If the House stalls, shutdown 2.0 looms by December, risking holiday chaos and a fresh round of blame games.
Why Democrats relented
Exhaustion won out. By day 41, polls showed 52% of Americans blaming Republicans, but Democrats faced heat from their own ranks: unions, federal workers in red states, and health advocates, as subsidy cliffs loomed for enrollees.
The shutdown has resulted in about 750,000 federal employees being furloughed, according to the Congressional Budget Office (CBO).
Schumer's team floated the extension as a must-have just days ago, but Trump's veto threat and GOP unity killed it.
Analysts say the eight crossovers, mostly moderates from battleground states, prioritised ending the pain over a lost cause; Manchin called it "putting country over caucus."
Progressives fumed, with Sen. Bernie Sanders saying, “To my mind, this was a very, very bad vote.”
“What it does, first of all, is it raises health care premiums for over 20 million Americans by doubling, in some cases, tripling, or quadrupling. People can’t afford that when we are already paying the highest prices of the world for health care.”
Did elections in New York, elsewhere play a role?
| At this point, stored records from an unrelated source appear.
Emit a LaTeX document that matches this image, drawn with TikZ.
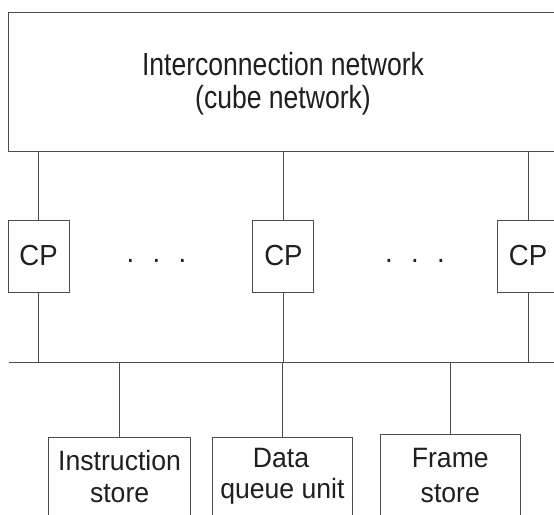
\documentclass[tikz,border=0pt]{standalone}
\usepackage{fontspec}
\setmainfont{Liberation Sans}
\newfontfamily\titlefont{Liberation Sans}[FakeStretch=0.83]
\newfontfamily\boxfont{Liberation Sans}[FakeStretch=0.95]
\begin{document}
\begin{tikzpicture}[x=1pt,y=-1pt,
  ln/.style={draw=black!70, line width=0.9pt},
  boxnode/.style={ln, rectangle, inner sep=0pt},
  titletext/.style={font=\titlefont\fontsize{32}{38}\selectfont, text=black!88, inner sep=0pt},
  cptext/.style={font=\boxfont\fontsize{29}{34}\selectfont, text=black!88},
  lowtext/.style={font=\boxfont\fontsize{28}{32}\selectfont, text=black!88, inner sep=0pt}]
\useasboundingbox (0,0) rectangle (554,514);
\clip (0,0) rectangle (554,514);
% interconnection network
\node[boxnode, minimum width=549.5pt, minimum height=139pt] (net) at (283.25,82.2) {};
\node[titletext, anchor=base] (t1) at (283,75.7) {Interconnection network};
\node[titletext, anchor=base] (t2) at (283,108) {(cube network)};
% CPs
\node[boxnode, cptext, minimum width=61pt, minimum height=72pt] (cp1) at (38.6,256) {CP};
\node[boxnode, cptext, minimum width=61pt, minimum height=72pt] (cp2) at (283.4,256) {CP};
\node[boxnode, cptext, minimum width=61pt, minimum height=72pt] (cp3) at (528,256) {CP};
\node[cptext, anchor=base, inner sep=0pt] (dotsL) at (156.5,262) {.\hspace{18.3pt}.\hspace{18.3pt}.};
\node[cptext, anchor=base, inner sep=0pt] (dotsR) at (415,262) {.\hspace{18.3pt}.\hspace{18.3pt}.};
\foreach \c in {cp1,cp2,cp3} \draw[ln] (\c.north) -- (\c.north |- net.south);
% bus
\coordinate (busL) at (8.5,362);
\coordinate (busR) at (560,362);
\draw[ln] (busL) -- (busR);
\foreach \c in {cp1,cp2,cp3} \draw[ln] (\c.south) -- (\c.south |- busL);
% stores
\node[boxnode, minimum width=142pt, minimum height=103pt] (instr) at (119.6,488.5) {};
\node[boxnode, minimum width=140pt, minimum height=103pt] (dq) at (282.4,488.5) {};
\node[boxnode, minimum width=139.4pt, minimum height=106pt] (frame) at (450.3,487) {};
\foreach \c in {instr,dq,frame} \draw[ln] (\c.north) -- (\c.north |- busL);
\node[lowtext, anchor=base] (instrA) at (119.6,470) {Instruction};
\node[lowtext, anchor=base] (instrB) at (119.6,502) {store};
\node[lowtext, anchor=base] (dqA) at (281,467) {Data};
\node[lowtext, anchor=base] (dqB) at (282.4,498.5) {queue unit};
\node[lowtext, anchor=base] (frameA) at (450.3,467) {Frame};
\node[lowtext, anchor=base] (frameB) at (450.3,502) {store};
\end{tikzpicture}
\end{document}
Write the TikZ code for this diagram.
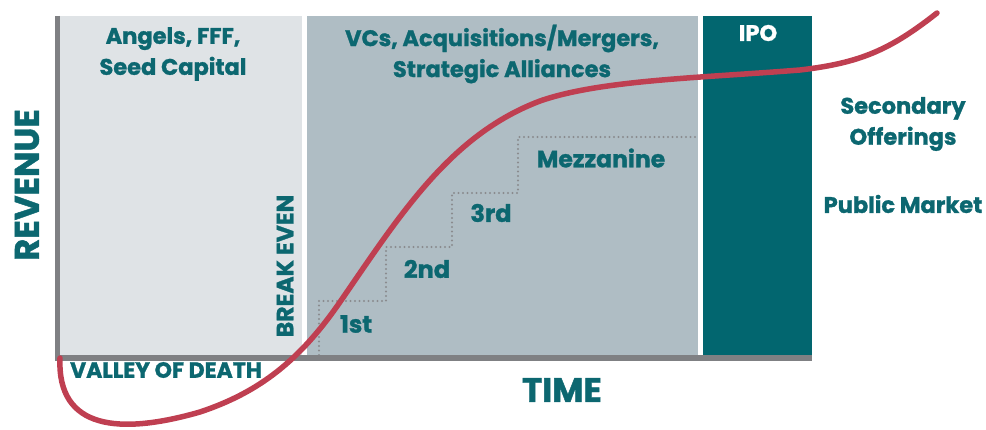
\documentclass[tikz,border=0pt]{standalone}
\usepackage{fontspec}
\setmainfont{Poppins}[BoldFeatures={FakeBold=1.2}]
\definecolor{pone}{HTML}{DFE3E6}
\definecolor{ptwo}{HTML}{AFBDC4}
\definecolor{tealbar}{HTML}{02666F}
\definecolor{tealtxt}{HTML}{0C6770}
\definecolor{axisgray}{HTML}{7F8083}
\definecolor{curvered}{HTML}{BF3F51}
\definecolor{dotgray}{HTML}{8A8B8E}
\begin{document}
\begin{tikzpicture}[x=1pt,y=-1pt,
  lbl/.style={text=tealtxt,font=\bfseries\fontsize{22.5}{31}\selectfont,align=center,inner sep=0pt},
  big/.style={text=tealtxt,font=\bfseries\fontsize{34}{36}\selectfont,inner sep=0pt},
  mid/.style={text=tealtxt,font=\bfseries\fontsize{22}{24}\selectfont,inner sep=0pt},
  axisline/.style={draw=axisgray,line width=5.5pt},
  stairs/.style={draw=dotgray,line width=2.2pt,dash pattern=on 0pt off 4.5pt,line cap=round},
  curve/.style={draw=curvered,line width=5.5pt,line cap=round,line join=round}]
\useasboundingbox (0,0) rectangle (986,430);
% panels
\fill[pone] (60,16) rectangle (302,356);
\fill[ptwo] (307,16) rectangle (698,356);
\fill[tealbar] (703,16) rectangle (812,356);
% steps
\coordinate (s0) at (319,355);
\coordinate (s1) at (319,301);
\coordinate (s2) at (386,301);
\coordinate (s3) at (386,247);
\coordinate (s4) at (452,247);
\coordinate (s5) at (452,193);
\coordinate (s6) at (518,193);
\coordinate (s7) at (518,137);
\coordinate (s8) at (697,137);
\draw[stairs] (s0) -- (s1) -- (s2) -- (s3) -- (s4) -- (s5) -- (s6) -- (s7) -- (s8);
% axes
\coordinate (top) at (57.5,16);
\coordinate (origin) at (57.5,358);
\coordinate (xend) at (812,358);
\draw[axisline,line cap=butt] (top) -- (origin) -- (xend);
% labels
\node[lbl] (angels) at (173,54) {Angels, FFF,\\Seed Capital};
\node[lbl] (vcs) at (502,54) {VCs, Acquisitions/Mergers,\\Strategic Alliances};
\node[lbl,text=white] (ipo) at (758,33) {IPO};
\node[lbl] (second) at (903,124) {Secondary\\Offerings};
\node[lbl] (public) at (903,204) {Public Market};
\node[big,rotate=90] (revenue) at (27,185) {REVENUE};
\node[big] (time) at (562,390) {TIME};
\node[mid,rotate=90,font=\bfseries\fontsize{23.5}{24}\selectfont] (breakeven) at (285,266) {BREAK EVEN};
\node[mid] (valley) at (166,370) {VALLEY OF DEATH};
\node[lbl,font=\bfseries\fontsize{24}{31}\selectfont] (first) at (356,324) {1st};
\node[lbl,font=\bfseries\fontsize{24}{31}\selectfont] (second2) at (427,269) {2nd};
\node[lbl,font=\bfseries\fontsize{24}{31}\selectfont] (third) at (491,213) {3rd};
\node[lbl,font=\bfseries\fontsize{23.5}{31}\selectfont] (mezz) at (601,158) {Mezzanine};
% curve
\draw[curve] (60,358) .. controls (57,430) and (120,435) .. (200,412)
  .. controls (260,392) and (300,360) .. (340,302)
  .. controls (400,215) and (450,135) .. (540,101)
  .. controls (600,80) and (700,78) .. (800,70)
  .. controls (860,63) and (890,50) .. (937,13);
\end{tikzpicture}
\end{document}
Yes, but it backfired for the Democrats' hardline stance.
Off-year races on November 4 delivered a "blue sweep": Democrats flipped two New Jersey legislative seats, held a Virginia state senate majority, and saw Zohran Mamdani (D) win New York City's mayoral race in an upset, energising the base on progressive issues and health care.
Polls post-election showed Dem confidence spiking — Schumer's team felt public momentum to hold firm on subsidies, with one strategist telling Politico it "gave us the edge."
But the high faded fast. Trump railed against the shutdown, and economic jitters (like stock dips last week) increased pressure.
By Sunday, the eight defectors cited "real-world fallout" trumping electoral wins: Mamdani's victory, for instance, highlighted ACA vulnerabilities in urban districts, but couldn't sway the math in Washington, DC.
“This bill is not perfect, but it takes important steps to reduce shutdown’s hurt,” Senator Richard J. Durbin of Illinois, top Democrat, said in a statement explaining why they backed the deal.